モーションからセンサーまでを統合コントロール、MECHATROLINKに新技術:産業用ネットワーク
MECHATROLINK協会は同協会が推進するMECHATROLINKの新バージョンである「MECHATROLINK-4」を発表した。併せて、センサーやI/O機器の管理を行える「Σ-LINK II」のリリースも行っている。
MECHATROLINK協会は2017年10月17日、同協会が推進する産業用オープンネットワーク技術であるMECHATROLINKの新バージョン「MECHATROLINK-4」を発表した。合わせて、センサー情報などを制御情報と組み合わせて管理可能とする「Σ-LINK II」もリリースする。安川電機が開発したもので、MECHATROLINK協会が運営を実施する。
伝送効率を4倍にしたMECHATROLINK-4
日本発のオープンモーションネットワークである「MECHATROLINK」を推進しているMECHATROLINK協会は、2007年から展開してきた「MECHATROLINK-III」を刷新し、新世代の産業用オープンネットワークとして「MECHATROLINK-4」を新たに展開する。
MECHATROLINK-4は、従来のMECHATROLINK-IIIの持つ高機能、高性能、高信頼性と使いやすさを維持(アプリケーション互換の確保)しつつ、伝送効率(同一条件で約4倍の性能向上)の改善とマルチマスター機能による分散システム対応などを実現。さらなるシステムの高機能・高性能化を提供するだけでなく、開発・維持管理の簡単化などをもたらすという。

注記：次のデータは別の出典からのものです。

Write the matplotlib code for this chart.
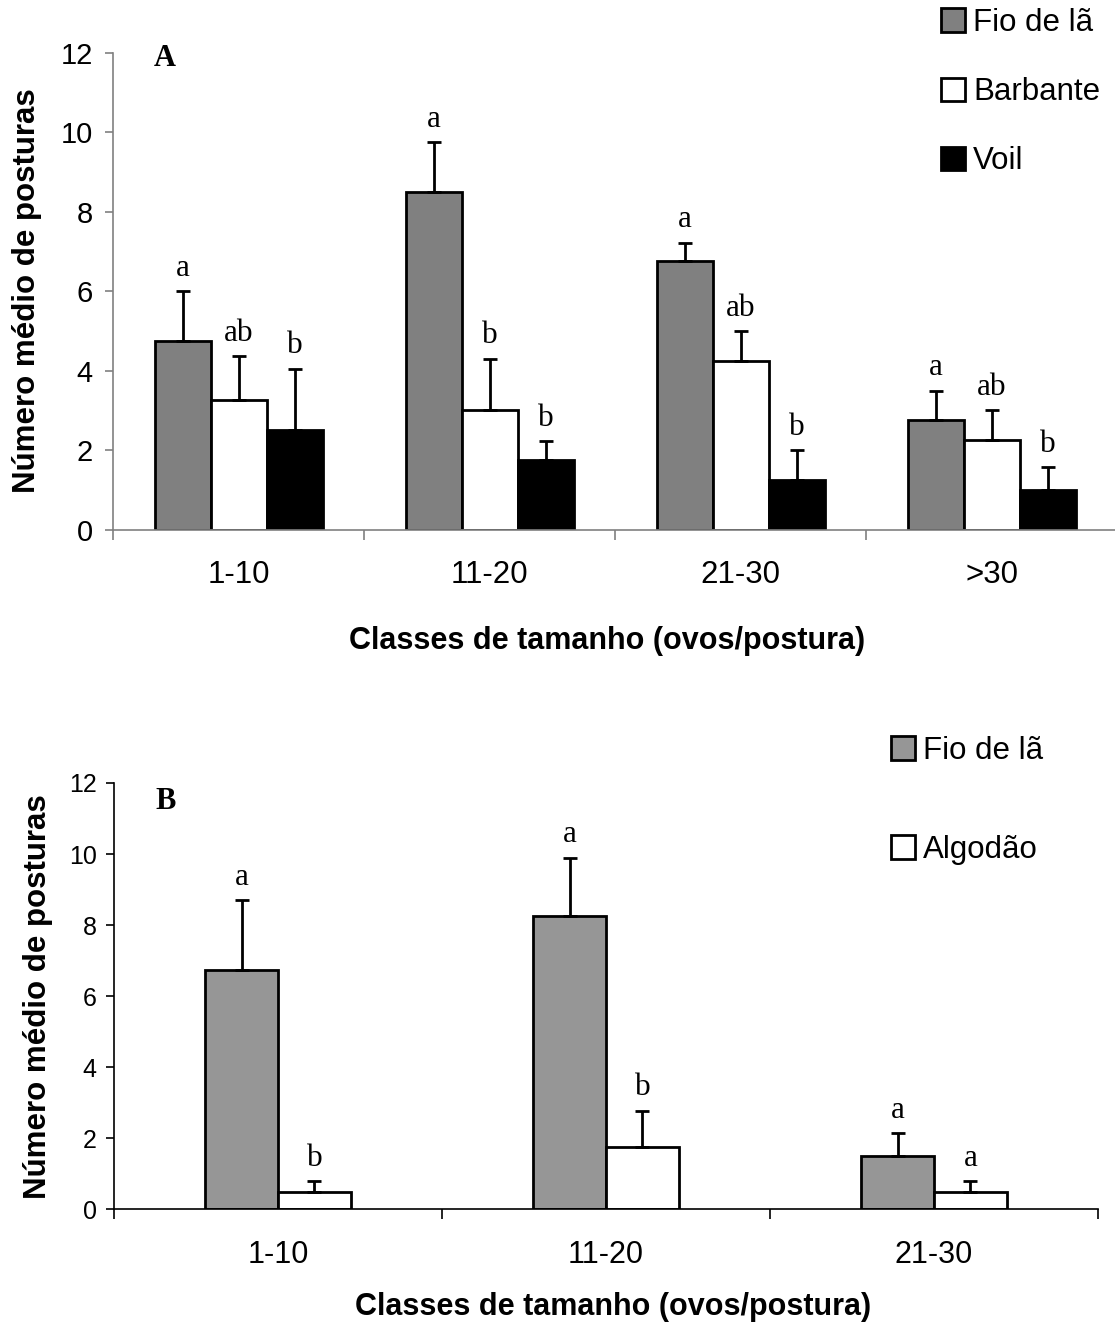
import numpy as np
import matplotlib.pyplot as plt

plt.rcParams['font.family'] = ['Liberation Sans', 'DejaVu Sans']

# Panel A data
classes_a = ['1-10', '11-20', '21-30', '>30']
fio_a = [4.75, 8.5, 6.75, 2.75]
fio_a_err = [1.25, 1.25, 0.47, 0.75]
barb_a = [3.25, 3.0, 4.25, 2.25]
barb_a_err = [1.12, 1.3, 0.75, 0.75]
voil_a = [2.5, 1.75, 1.25, 1.0]
voil_a_err = [1.55, 0.47, 0.75, 0.58]
let_fio_a = ['a', 'a', 'a', 'a']
let_barb_a = ['ab', 'b', 'ab', 'ab']
let_voil_a = ['b', 'b', 'b', 'b']

# Panel B data
classes_b = ['1-10', '11-20', '21-30']
fio_b = [6.75, 8.25, 1.5]
fio_b_err = [1.95, 1.65, 0.65]
alg_b = [0.5, 1.75, 0.5]
alg_b_err = [0.3, 1.03, 0.3]
let_fio_b = ['a', 'a', 'a']
let_alg_b = ['b', 'b', 'a']

W, H = 1115, 1327
fig = plt.figure(figsize=(W / 100, H / 100), dpi=100)


def px_axes(left, right, top, bottom):
    return fig.add_axes([left / W, 1 - bottom / H, (right - left) / W, (bottom - top) / H])


def panel(ax, classes, series, width, spine_col, ytick_size, xtick_size, ypad):
    n = len(classes)
    x = np.arange(n)
    k = len(series)
    for i, (vals, errs, lets, col, lab) in enumerate(series):
        pos = x + (i - (k - 1) / 2) * width
        ax.bar(pos, vals, width, color=col, edgecolor='black', linewidth=2, label=lab, zorder=2)
        ax.errorbar(pos, vals, yerr=[np.zeros(n), errs], fmt='none', ecolor='black',
                    elinewidth=2, capsize=4.7, capthick=2, zorder=3)
        for p, v, e, t in zip(pos, vals, errs, lets):
            ax.annotate(t, (p, v + e), xytext=(0, 11), textcoords='offset points',
                        ha='center', va='baseline', fontsize=22.5, family='Liberation Serif')
    ax.set_xlim(-0.5, n - 0.5)
    ax.set_ylim(0, 12)
    ax.set_yticks(range(0, 13, 2))
    ax.set_xticks(np.arange(n + 1) - 0.5)
    ax.set_xticklabels([])
    ax.set_xticks(x, minor=True)
    ax.set_xticklabels(classes, minor=True)
    ax.tick_params(axis='x', which='major', length=7, width=1.2, color=spine_col, direction='out')
    ax.tick_params(axis='x', which='minor', length=0, pad=22, labelsize=xtick_size)
    ax.tick_params(axis='y', length=5.5, width=1.2, color=spine_col, pad=ypad, labelsize=ytick_size)
    for s in ['top', 'right']:
        ax.spines[s].set_visible(False)
    for s in ['left', 'bottom']:
        ax.spines[s].set_color(spine_col)
        ax.spines[s].set_linewidth(1.2)


# Panel A
ax1 = px_axes(113, 1117.6, 52.5, 529.7)
panel(ax1, classes_a,
      [(fio_a, fio_a_err, let_fio_a, '#808080', 'Fio de lã'),
       (barb_a, barb_a_err, let_barb_a, 'white', 'Barbante'),
       (voil_a, voil_a_err, let_voil_a, 'black', 'Voil')],
      0.223, '#808080', 21, 22.5, 9)
ax1.set_ylabel('Número médio de posturas', fontsize=22.5, fontweight='bold')
ax1.yaxis.set_label_coords(-0.0707, 0.5)
ax1.set_xlabel('Classes de tamanho (ovos/postura)', fontsize=22, fontweight='bold')
ax1.xaxis.set_label_coords(0.492, -0.201)
ax1.text(0.0404, 0.972, 'A', transform=ax1.transAxes, fontsize=22, fontweight='bold',
         family='Liberation Serif', va='baseline', ha='left')
h, l = ax1.get_legend_handles_labels()
fig.legend(h, l, loc='upper left', bbox_to_anchor=(941 / W, 1 - 8 / H), frameon=False,
           fontsize=22.5, handlelength=0.77, handleheight=0.77, handletextpad=0.25,
           labelspacing=1.25, borderpad=0, borderaxespad=0)

# Panel B
ax2 = px_axes(114, 1098, 783, 1209.3)
panel(ax2, classes_b,
      [(fio_b, fio_b_err, let_fio_b, '#969696', 'Fio de lã'),
       (alg_b, alg_b_err, let_alg_b, 'white', 'Algodão')],
      0.2225, 'black', 18, 22, 7)
ax2.set_ylabel('Número médio de posturas', fontsize=22.5, fontweight='bold')
ax2.yaxis.set_label_coords(-0.0624, 0.5)
ax2.set_xlabel('Classes de tamanho (ovos/postura)', fontsize=22, fontweight='bold')
ax2.xaxis.set_label_coords(0.507, -0.194)
ax2.text(0.042, 0.940, 'B', transform=ax2.transAxes, fontsize=22, fontweight='bold',
         family='Liberation Serif', va='baseline', ha='left')
h, l = ax2.get_legend_handles_labels()
fig.legend(h, l, loc='upper left', bbox_to_anchor=(891.4 / W, 1 - 736 / H), frameon=False,
           fontsize=22.5, handlelength=0.77, handleheight=0.77, handletextpad=0.25,
           labelspacing=2.2, borderpad=0, borderaxespad=0)

fig.savefig('out.png', dpi=100)
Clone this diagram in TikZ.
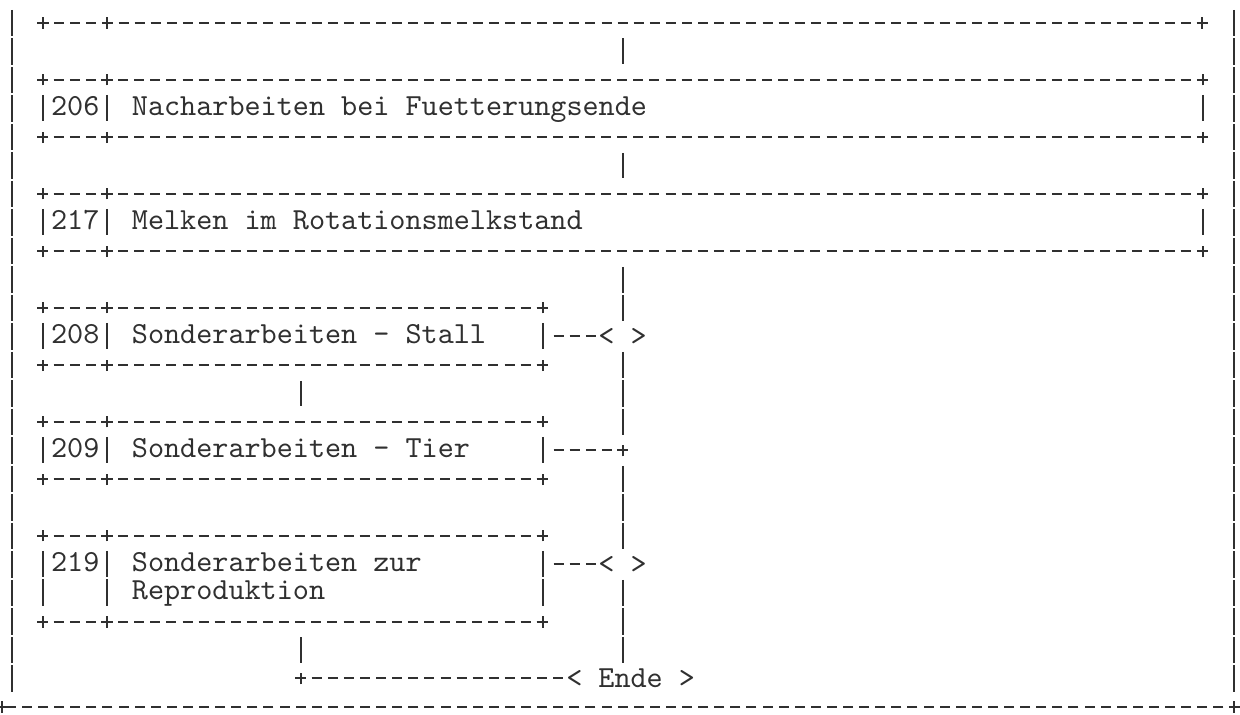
\documentclass[tikz,border=0pt]{standalone}
\usepackage{fontspec}
\newfontfamily\asciifont{lmmono10-regular}[Extension=.otf]
\definecolor{ink}{HTML}{303030}

\tikzset{
  dline/.style={ink,line width=1pt,dash pattern=on 5pt off 3.05pt,dash phase=2.5pt},
  hconn/.style={ink,line width=1pt,dash pattern=on 5pt off 3.05pt,shorten <=5.55pt},
  vbar/.style={ink,line width=1pt,dash pattern=on 13.11pt off 1.14pt},
  vline/.style={vbar,shorten <=7.7pt,shorten >=7.7pt},
  txt/.style={font={\asciifont\fontsize{15.33}{14.25}\selectfont},text=ink,inner sep=0pt},
  boxarea/.style={inner sep=0pt,minimum height=28.5pt},
  wbox/.style={minimum width=579.6pt},
  sbox/.style={minimum width=249.55pt},
  crossmark/.pic={\draw[ink,line width=1pt] (-2.8pt,0)--(2.8pt,0) (0,-2.9pt)--(0,2.9pt);},
}

% ramecek bloku: carkovane hrany, svisle strany, kriz v rozich
\newcommand{\asciibox}[1]{%
  \draw[dline] (#1.north west) -- (#1.north east);
  \draw[dline] (#1.south west) -- (#1.south east);
  \draw[vline] (#1.north west) -- (#1.south west);
  \draw[vline] ([xshift=32.2pt]#1.north west) -- ([xshift=32.2pt]#1.south west);
  \draw[vline] (#1.north east) -- (#1.south east);
  \foreach \a in {north west,north east,south west,south east} {\pic at (#1.\a) {crossmark};}
  \pic at ([xshift=32.2pt]#1.north west) {crossmark};
  \pic at ([xshift=32.2pt]#1.south west) {crossmark};
}

\begin{document}
\begin{tikzpicture}[x=8.05pt,y=-14.25pt]
  \useasboundingbox (-2.671,-0.807) rectangle (74.348,24.246);
  % ramecek stranky
  \coordinate (lt) at (-1.95,-0.46); \coordinate (lb) at (-1.95,23.46);
  \coordinate (rt) at (74,-0.46); \coordinate (rb) at (74,23.46);
  \coordinate (bl) at (-2.55,24); \coordinate (br) at (74,24);
  \draw[vbar] (lt) -- (lb); \draw[vbar] (rt) -- (rb);
  \draw[dline] (br) -- (bl);
  \pic at (bl) {crossmark}; \pic at (br) {crossmark};
  % konec predchoziho bloku
  \coordinate (pl) at (0,0); \coordinate (prev) at (36,0); \coordinate (pr) at (72,0);
  \draw[dline] (pl) -- (pr);
  \foreach \c in {0,4,72} {\pic at (\c,0) {crossmark};}
  % bloky
  \foreach \n/\y in {206/3,217/7} {\node[boxarea,wbox] (b\n) at (36,\y) {};}
  \foreach \n/\y/\h in {208/11/28.5pt,209/15/28.5pt,219/19.5/42.75pt} {\node[boxarea,sbox,minimum height=\h] (b\n) at (15.5,\y) {};}
  \foreach \n in {206,217,208,209,219} {\asciibox{b\n}}
  % cisla a texty
  \foreach \n/\y in {206/3,217/7,208/11,209/15,219/19} {\node[txt,anchor=base] (n\n) at (2,\y+0.24) {\n};}
  \node[txt,anchor=base west] (t206) at (5.5,3.24) {Nacharbeiten bei Fuetterungsende};
  \node[txt,anchor=base west] (t217) at (5.5,7.24) {Melken im Rotationsmelkstand};
  \node[txt,anchor=base west] (t208) at (5.5,11.24) {Sonderarbeiten - Stall};
  \node[txt,anchor=base west] (t209) at (5.5,15.24) {Sonderarbeiten - Tier};
  \node[txt,anchor=base west,align=left] (t219) at (5.5,20.24) {Sonderarbeiten zur\\Reproduktion};
  % rozhodovani a konec
  \node[txt] (d208) at (36,11) {<~>};
  \node[txt] (d219) at (36,19) {<~>};
  \node[txt] (ende) at (36.5,23) {<~Ende~>};
  \coordinate (j209) at (36,15); \coordinate (jend) at (16,23);
  \pic at (j209) {crossmark}; \pic at (jend) {crossmark};
  % hlavni svisla cara
  \draw[vline] (prev) -- (b206.north);
  \draw[vline] (b206.south) -- (b217.north);
  \draw[vline] (b217.south) -- (d208.center);
  \draw[vline] (d208.center) -- (j209);
  \draw[vline] (j209) -- (d219.center);
  \draw[vline] (d219.center) -- (d219.center |- ende.center);
  % leva vetev
  \draw[vline] (b208.south -| jend) -- (b209.north -| jend);
  \draw[vline] (b219.south -| jend) -- (jend);
  % vodorovne spojnice
  \draw[hconn] (b208.east) -- (d208.west);
  \draw[hconn] (b209.east) -- (j209);
  \draw[hconn] (d219.center -| b219.east) -- (d219.west);
  \draw[hconn] (jend) -- (ende.west);
\end{tikzpicture}
\end{document}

具体的には、同一接続環境で約4倍の接続が可能となる他、スレーブごとに伝送周期の設定が可能になり、システム設計の自由度向上と最適化が可能となった。さらに、同一ネットワーク内に複数のマスターを設置可能としたことで、各マスター間の処理を並立同時実行することができる。これにより伝送周期を伸ばすことなく、全ての機器の同期が可能となり、分散システムの構築が容易となる。また、同様に同一ネットワーク内で「セーフティシステム」の構築が可能となる。将来のさらなる性能向上に向けて1000Base-Tを物理層に採用できるようにもしている。
性能向上の一方で互換性も確保。MECHATROLINK-IIIとのアプリケーション互換を確保する他、マルチプロトコル通信ASICにより、MECHATROLINK-IIIとMECHATROLINK-4だけでなく、他ネットワークとのハードウェアの共通化を可能とした。MECHATROLINK-4/MECHATROLINK-IIIゲートウェイによりMECHATROLINK-IIIシステムとの接続も可能としており、これらにより、MECHATROLINK-IIIシステムからMECHATROLINK-4システムへの移行を簡単に実現できる。
エンコーダーとセンサー信号の共通化で省配線化を実現するΣ-LINK II
「Σ-LINK II」は、従来のエンコーダー用通信(Σ-LINK)としての高機能・高信頼性通信を維持しつつMECHATROLINKのようなカスケード接続を可能とすることでモータエンコーダーとセンサー信号の共通化ができ、省配線化などを実現できる技術だ。センサー信号を高速に取り込むことで高機能化にもつながる他、MECHATROLINKとの連携によりセンサーデータとモーションデータの同期が可能となる。